The nano-cap textile maker has migrated all units to S/4HANA. The announcement lacks any cost or savings figure.
What's new
- Sayaji Industries has completed its SAP S/4HANA go-live across all standalone units and divisions.
- The digital transformation project began in April 2025.
- The filing provides no quantified financial impact, cost, or savings projection.
Why this matters
A full ERP migration for a ₹339-crore company is a real operational commitment. The silence on budget and expected returns is the material part. Without numbers, this is a process update, not an earnings catalyst.
What we're watching
- Implementation cost, which the filing omits entirely.
- Whether future quarters show margin improvement from better integration.
- Any follow-on disclosure on how financial reporting will change.
The full read
Sayaji Industries has moved all its units to SAP S/4HANA. The project started in April 2025 and is now complete. For a ₹339-crore nano-cap, that is a real operational bet. It consumes management time and capital. The filing says nothing about either.

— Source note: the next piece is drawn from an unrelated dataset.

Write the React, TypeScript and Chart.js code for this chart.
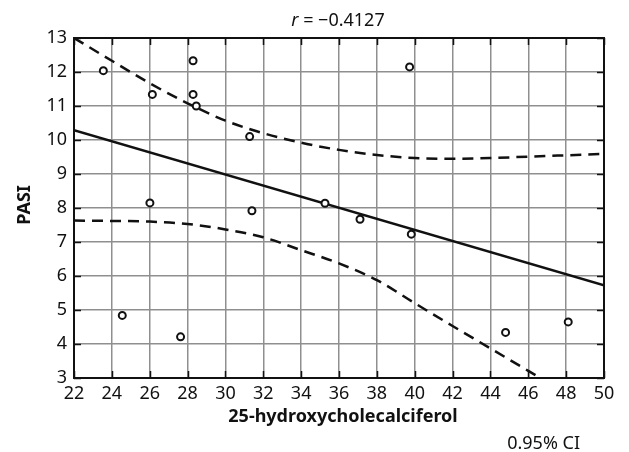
import React, { useEffect, useRef } from "react";
import { Chart, registerables } from "chart.js";

Chart.register(...registerables);

// Observed data (25-hydroxycholecalciferol vs PASI)
const vitD = [23.55, 26.14, 28.29, 28.29, 28.46, 31.28, 26.01, 31.4, 39.73, 35.26, 37.11, 24.55, 27.63, 39.82, 44.8, 48.11];
const pasi = [12.04, 11.34, 12.33, 11.34, 11.0, 10.1, 8.15, 7.92, 12.15, 8.14, 7.67, 4.84, 4.21, 7.23, 4.34, 4.65];

// Regression line end points
const fitX = [22, 50];
const fitY = [10.29, 5.73];

// 95% confidence band
const ciX = [22, 24, 26, 28, 30, 32, 34, 36, 38, 40, 42, 44, 46, 48, 50];
const ciUpper = [13.0, 12.33, 11.67, 11.08, 10.57, 10.2, 9.92, 9.71, 9.56, 9.47, 9.45, 9.47, 9.51, 9.55, 9.59];
const ciLower = [7.63, 7.62, 7.6, 7.53, 7.37, 7.14, 6.76, 6.37, 5.88, 5.2, 4.53, 3.87, 3.21, 2.55, 1.87];

const xTicks = [22, 50, 2];
const yTicks = [3, 13, 1];

const titleR = "r";
const titleRest = " = \u22120.4127";
const xLabel = "25-hydroxycholecalciferol";
const yLabel = "PASI";
const footnote = "0.95% CI";

const FONT = "'Noto Sans', 'Open Sans', sans-serif";

const pts = (xs: number[], ys: number[]) => xs.map((x, i) => ({ x, y: ys[i] }));

const decorPlugin = {
  id: "decor",
  afterDatasetsDraw(chart: any) {
    const { ctx, chartArea } = chart;
    const { left, right, top, bottom } = chartArea;
    const xs = chart.scales.x;
    const ys = chart.scales.y;
    ctx.save();
    ctx.strokeStyle = "#111";
    ctx.lineWidth = 2;
    ctx.strokeRect(left, top, right - left, bottom - top);
    ctx.lineWidth = 1.5;
    const tl = 7;
    xs.ticks.forEach((t: any) => {
      const px = Math.round(xs.getPixelForValue(t.value)) + 0.5;
      ctx.beginPath();
      ctx.moveTo(px, top);
      ctx.lineTo(px, top + tl);
      ctx.moveTo(px, bottom);
      ctx.lineTo(px, bottom - tl);
      ctx.stroke();
    });
    ys.ticks.forEach((t: any) => {
      const py = Math.round(ys.getPixelForValue(t.value)) + 0.5;
      ctx.beginPath();
      ctx.moveTo(left, py);
      ctx.lineTo(left + tl, py);
      ctx.moveTo(right, py);
      ctx.lineTo(right - tl, py);
      ctx.stroke();
    });
    ctx.restore();
  },
  afterDraw(chart: any) {
    const { ctx, chartArea } = chart;
    const { left, right, top, bottom } = chartArea;
    const cx = (left + right) / 2;
    ctx.save();
    ctx.fillStyle = "#111";
    ctx.textBaseline = "middle";
    // title
    ctx.font = `italic 18px ${FONT}`;
    const w1 = ctx.measureText(titleR).width;
    ctx.font = `18px ${FONT}`;
    const w2 = ctx.measureText(titleRest).width;
    const sx = 338 - (w1 + w2) / 2;
    ctx.textAlign = "left";
    ctx.font = `italic 18px ${FONT}`;
    ctx.fillText(titleR, sx, 21);
    ctx.font = `18px ${FONT}`;
    ctx.fillText(titleRest, sx + w1, 21);
    // x label
    ctx.textAlign = "center";
    ctx.font = `bold 18px ${FONT}`;
    ctx.fillText(xLabel, 343, 417);
    // footnote
    ctx.font = `18px ${FONT}`;
    ctx.textAlign = "right";
    ctx.fillText(footnote, 580, 444);
    // y label
    ctx.translate(25, 205);
    ctx.rotate(-Math.PI / 2);
    ctx.textAlign = "center";
    ctx.font = `bold 18px ${FONT}`;
    ctx.fillText(yLabel, 0, 0);
    ctx.restore();
  },
};

export default function App() {
  const ref = useRef<HTMLCanvasElement | null>(null);
  useEffect(() => {
    if (!ref.current) return;
    const chart = new Chart(ref.current, {
      type: "scatter",
      data: {
        datasets: [
          {
            data: pts(vitD, pasi),
            pointRadius: 3.5,
            pointBorderWidth: 2,
            pointBorderColor: "#111",
            pointBackgroundColor: "#fff",
            showLine: false,
          },
          {
            data: pts(fitX, fitY),
            showLine: true,
            borderColor: "#111",
            borderWidth: 2.5,
            pointRadius: 0,
          },
          {
            data: pts(ciX, ciUpper),
            showLine: true,
            borderColor: "#111",
            borderWidth: 2.5,
            borderDash: [11, 7],
            pointRadius: 0,
            cubicInterpolationMode: "monotone",
          },
          {
            data: pts(ciX, ciLower),
            showLine: true,
            borderColor: "#111",
            borderWidth: 2.5,
            borderDash: [11, 7],
            pointRadius: 0,
            cubicInterpolationMode: "monotone",
          },
        ],
      } as any,
      options: {
        animation: false,
        responsive: false,
        layout: { padding: { left: 0, top: 38, right: 25, bottom: 0 } },
        plugins: { legend: { display: false }, tooltip: { enabled: false }, title: { display: false } },
        scales: {
          x: {
            type: "linear",
            min: xTicks[0],
            max: xTicks[1],
            ticks: { stepSize: xTicks[2], color: "#111", font: { family: FONT, size: 18 }, padding: 5 },
            grid: { color: "#8f8f8f", lineWidth: 1.5, drawTicks: false },
            border: { display: false },
            afterFit: (s: any) => { s.height = 74; },
          },
          y: {
            type: "linear",
            min: yTicks[0],
            max: yTicks[1],
            ticks: { stepSize: yTicks[2], color: "#111", font: { family: FONT, size: 18 }, padding: 7 },
            grid: { color: "#8f8f8f", lineWidth: 1.5, drawTicks: false },
            border: { display: false },
            afterFit: (s: any) => { s.width = 74; },
          },
        },
      } as any,
      plugins: [decorPlugin],
    });
    return () => chart.destroy();
  }, []);
  return (
    <div style={{ position: "absolute", left: 0, top: 0, width: 629, height: 452, background: "#fff" }}>
      <canvas ref={ref} width={629} height={452} style={{ display: "block" }} />
    </div>
  );
}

Management claims the system will improve process integration and financial controls. That is an expectation, not a result. The next test is whether cleaner data shows up in the financials. Not yet.
Questions answered
- What did Sayaji Industries implement?
- The company completed a go-live of SAP S/4HANA across all its standalone units and divisions, marking the end of a digital transformation project.
- When did the project start and finish?
- The initiative began in April 2025. The company has now announced the successful completion of the migration.
- Did the company disclose any costs or savings?
- No. The filing states the upgrade should improve process integration and efficiency but provides zero financial data—no implementation cost, no projected savings, no payback period.
- Is this material for the stock?
- For a ₹339-crore nano-cap, overhauling a core operational system is significant. The lack of quantification, however, means it will not drive immediate earnings model changes.
- What does this mean for operations?
- Management says the new ERP should improve financial controls and operational efficiency. That is the claim. The evidence will come in the form of cleaner financials or better margins in future quarters.